--- begin RECORDS FOR THE EXERCISE ---
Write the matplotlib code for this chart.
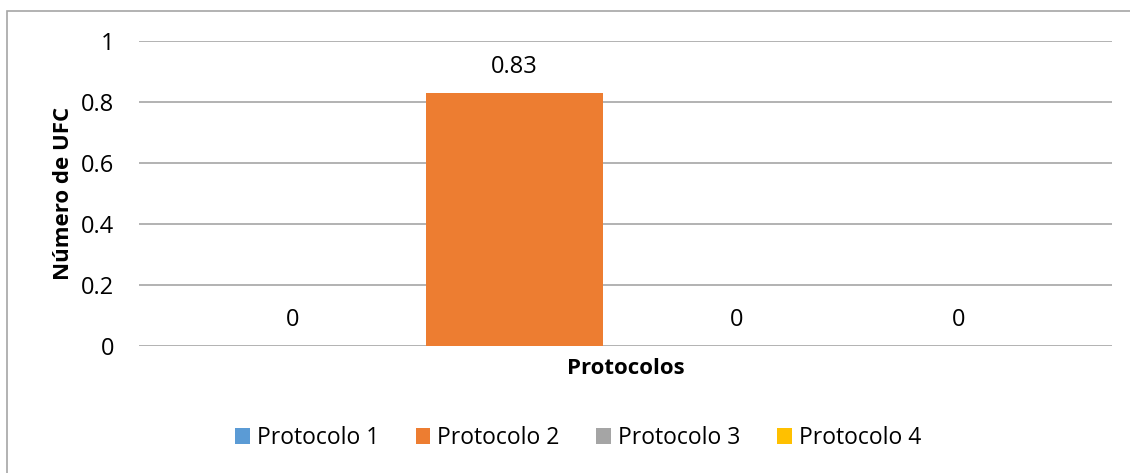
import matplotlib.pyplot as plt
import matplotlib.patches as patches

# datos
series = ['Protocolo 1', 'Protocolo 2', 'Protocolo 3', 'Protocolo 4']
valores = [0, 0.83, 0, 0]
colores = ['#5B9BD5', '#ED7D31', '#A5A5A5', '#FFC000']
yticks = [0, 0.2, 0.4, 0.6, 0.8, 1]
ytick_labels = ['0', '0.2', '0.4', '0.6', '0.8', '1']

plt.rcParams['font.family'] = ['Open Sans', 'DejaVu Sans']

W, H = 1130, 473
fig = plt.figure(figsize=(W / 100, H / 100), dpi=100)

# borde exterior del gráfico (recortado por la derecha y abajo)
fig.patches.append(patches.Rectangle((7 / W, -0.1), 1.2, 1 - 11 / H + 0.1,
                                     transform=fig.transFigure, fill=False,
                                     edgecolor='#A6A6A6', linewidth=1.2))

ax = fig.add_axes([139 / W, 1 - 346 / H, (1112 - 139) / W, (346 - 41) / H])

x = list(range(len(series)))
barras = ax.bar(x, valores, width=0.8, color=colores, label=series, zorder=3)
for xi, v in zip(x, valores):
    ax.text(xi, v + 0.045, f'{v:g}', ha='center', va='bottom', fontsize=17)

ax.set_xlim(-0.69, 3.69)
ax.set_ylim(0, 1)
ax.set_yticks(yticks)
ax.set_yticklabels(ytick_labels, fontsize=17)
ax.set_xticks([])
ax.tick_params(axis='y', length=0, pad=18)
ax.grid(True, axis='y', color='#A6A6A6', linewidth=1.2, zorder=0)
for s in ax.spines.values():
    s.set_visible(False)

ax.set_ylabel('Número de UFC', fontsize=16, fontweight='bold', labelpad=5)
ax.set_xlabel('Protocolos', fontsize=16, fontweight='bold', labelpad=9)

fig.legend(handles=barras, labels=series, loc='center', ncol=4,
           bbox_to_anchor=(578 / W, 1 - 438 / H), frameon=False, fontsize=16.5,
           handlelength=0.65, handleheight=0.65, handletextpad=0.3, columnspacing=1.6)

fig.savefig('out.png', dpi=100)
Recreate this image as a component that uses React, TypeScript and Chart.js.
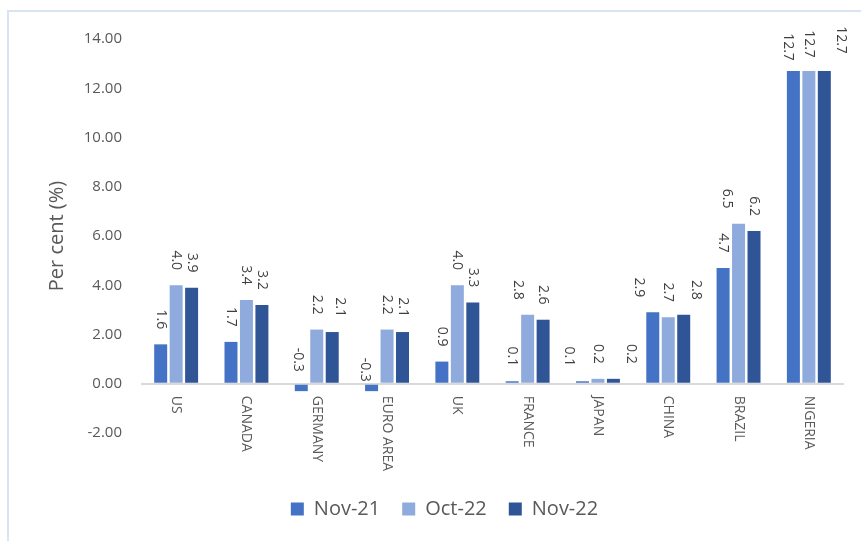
--- end RECORDS FOR THE EXERCISE ---
Reproduce the material above from its first line through the line containing "ax = fig.add_axes([139", both ends included, and skip every picture.

Write the matplotlib code for this chart.
import matplotlib.pyplot as plt
import matplotlib.patches as patches

# datos
series = ['Protocolo 1', 'Protocolo 2', 'Protocolo 3', 'Protocolo 4']
valores = [0, 0.83, 0, 0]
colores = ['#5B9BD5', '#ED7D31', '#A5A5A5', '#FFC000']
yticks = [0, 0.2, 0.4, 0.6, 0.8, 1]
ytick_labels = ['0', '0.2', '0.4', '0.6', '0.8', '1']

plt.rcParams['font.family'] = ['Open Sans', 'DejaVu Sans']

W, H = 1130, 473
fig = plt.figure(figsize=(W / 100, H / 100), dpi=100)

# borde exterior del gráfico (recortado por la derecha y abajo)
fig.patches.append(patches.Rectangle((7 / W, -0.1), 1.2, 1 - 11 / H + 0.1,
                                     transform=fig.transFigure, fill=False,
                                     edgecolor='#A6A6A6', linewidth=1.2))

ax = fig.add_axes([139 / W, 1 - 346 / H, (1112 - 139) / W, (346 - 41) / H])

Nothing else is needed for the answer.